I usually leave it pretty open as to what I am going to write about in my weekly blog. I prefer to be current, go with the flow and be open.
As I tossed around what I could write … it became clear that the global focus of this week is one of trust. Between what is happening down south and who to believe, and the recent election in the UK – it seems to me that much of our challenge today is building trust, keeping it and not betraying it.
Who do you believe is working in the best interests of your country? Who do you think is putting the everyday person first, or does everyone have their own agenda, one that does not include you? How do you know what is true or what is all smoke and mirrors?
As a small business owner, there are some crucial lessons to be learned from the global political arena. First as you work with your clients and potential customers, it is vital that you build their trust.
Because as is often said, people do business with people that they like and trust. So how do you build that trust?
1. You are authentic in your dealings with people.
2. You listen.
3. You provide what people say they need, not necessarily what you want to provide.
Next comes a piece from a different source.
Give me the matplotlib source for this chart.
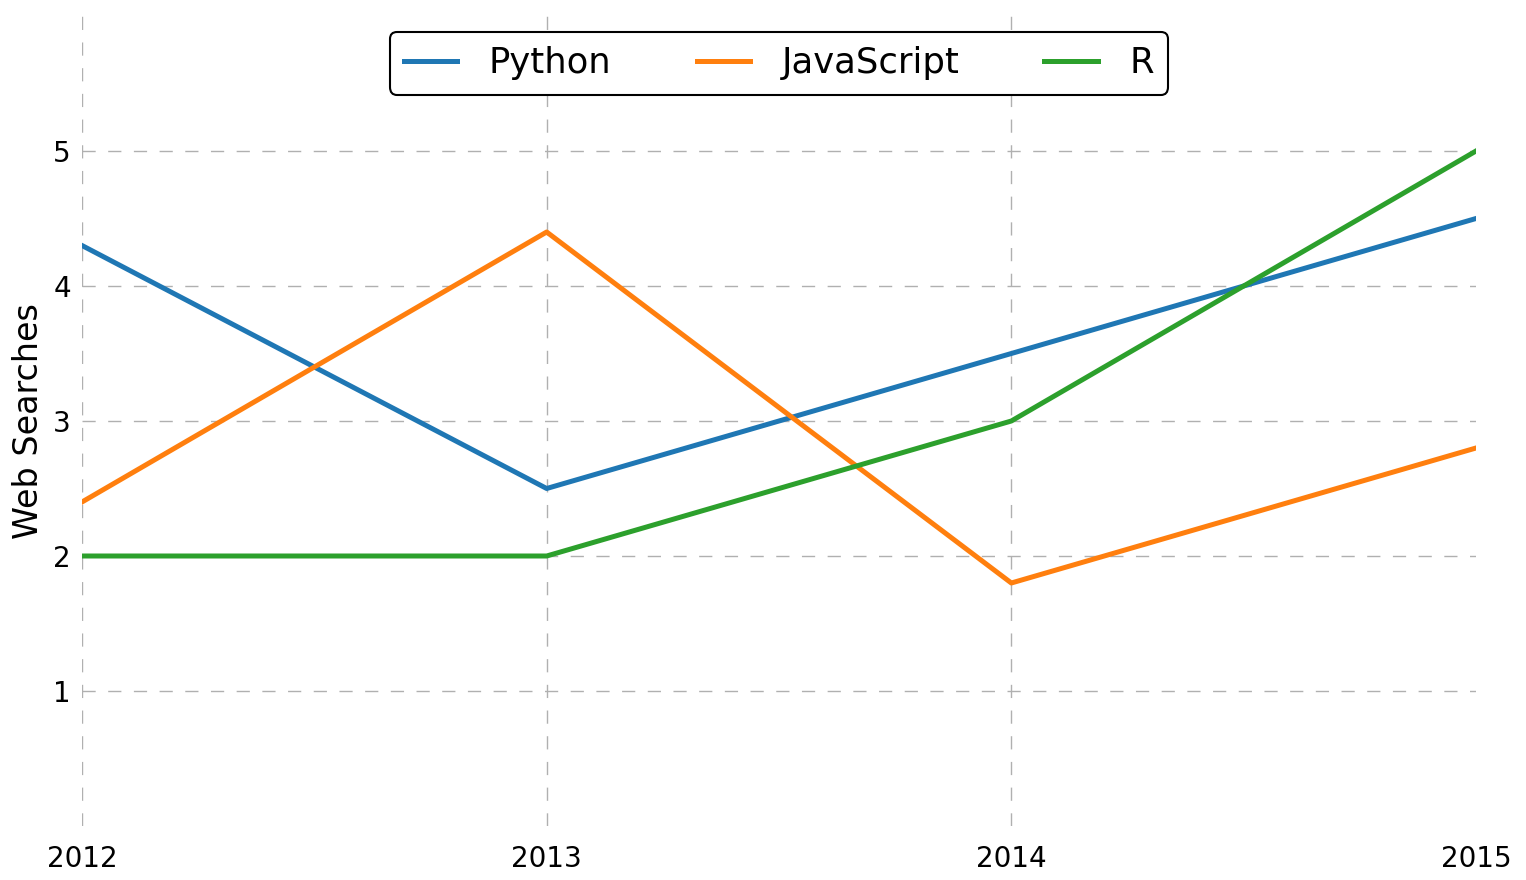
"""
Recherches web par langage, 2012-2015.
"""
import matplotlib
matplotlib.use("Agg")
import matplotlib.pyplot as plt

# --- Données ---
years = [2012, 2013, 2014, 2015]
python_vals = [4.3, 2.5, 3.5, 4.5]
javascript_vals = [2.4, 4.4, 1.8, 2.8]
r_vals = [2.0, 2.0, 3.0, 5.0]
y_ticks = [1, 2, 3, 4, 5]

fig = plt.figure(figsize=(15.26, 8.80), dpi=100)
ax = fig.add_axes([82 / 1526, 54 / 880, (1476 - 82) / 1526, (826 - 16) / 880])

ax.plot(years, python_vals, color="#1f77b4", linewidth=3.6, label="Python")
ax.plot(years, javascript_vals, color="#ff7f0e", linewidth=3.6, label="JavaScript")
ax.plot(years, r_vals, color="#2ca02c", linewidth=3.6, label="R")

ax.set_xlim(2012, 2015)
ax.set_ylim(0, 6)
ax.set_xticks(years)
ax.set_xticklabels([str(y) for y in years])
ax.set_yticks(y_ticks)

# grille pointillée, pas de cadre
ax.grid(True, color="#b0b0b0", linewidth=1, linestyle=(0, (9.5, 9)))
ax.set_axisbelow(True)
ax.xaxis.get_gridlines()[-1].set_visible(False)  # pas de ligne au bord droit
for s in ax.spines.values():
    s.set_visible(False)
ax.tick_params(length=0, labelsize=20)
ax.tick_params(axis="x", pad=14)
ax.tick_params(axis="y", pad=8)

ax.set_ylabel("Web Searches", fontsize=24, labelpad=6)

leg = ax.legend(loc="upper center", ncol=3, fontsize=25.5, frameon=True,
                fancybox=True, framealpha=1, edgecolor="black",
                bbox_to_anchor=(0.5, 0.98), borderaxespad=0,
                handlelength=1.5, handletextpad=0.9,
                columnspacing=2.4, borderpad=0.4)
leg.get_frame().set_linewidth(1.5)

fig.savefig("out.png", dpi=100)
plt.close(fig)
In other words, you focus on their agenda, not your own.
4. You deliver what you say you will deliver. On time. On price.
5. You are honest about what you can and can’t do.
6. You care and show your client that you are interested in them as people, not as part of your money train.
Bottom line – you drop your agenda because inevitably it does become a win-win for all.
Another lesson - do not underestimate the power of young people. As we saw in the UK, when you listen, respect and involve millennials, they will support you. Ignore them at your own peril. They are our future. Pay attention.
We live in complicated times. Times when it becomes harder to determine what is truth and what is not. What we can do as individuals and as business owners is be true to ourselves.
Because when we do that, we can sleep at night, knowing we have done our best, we’ve stuck to our values and believe that at the end of day, people will trust in what we say and do.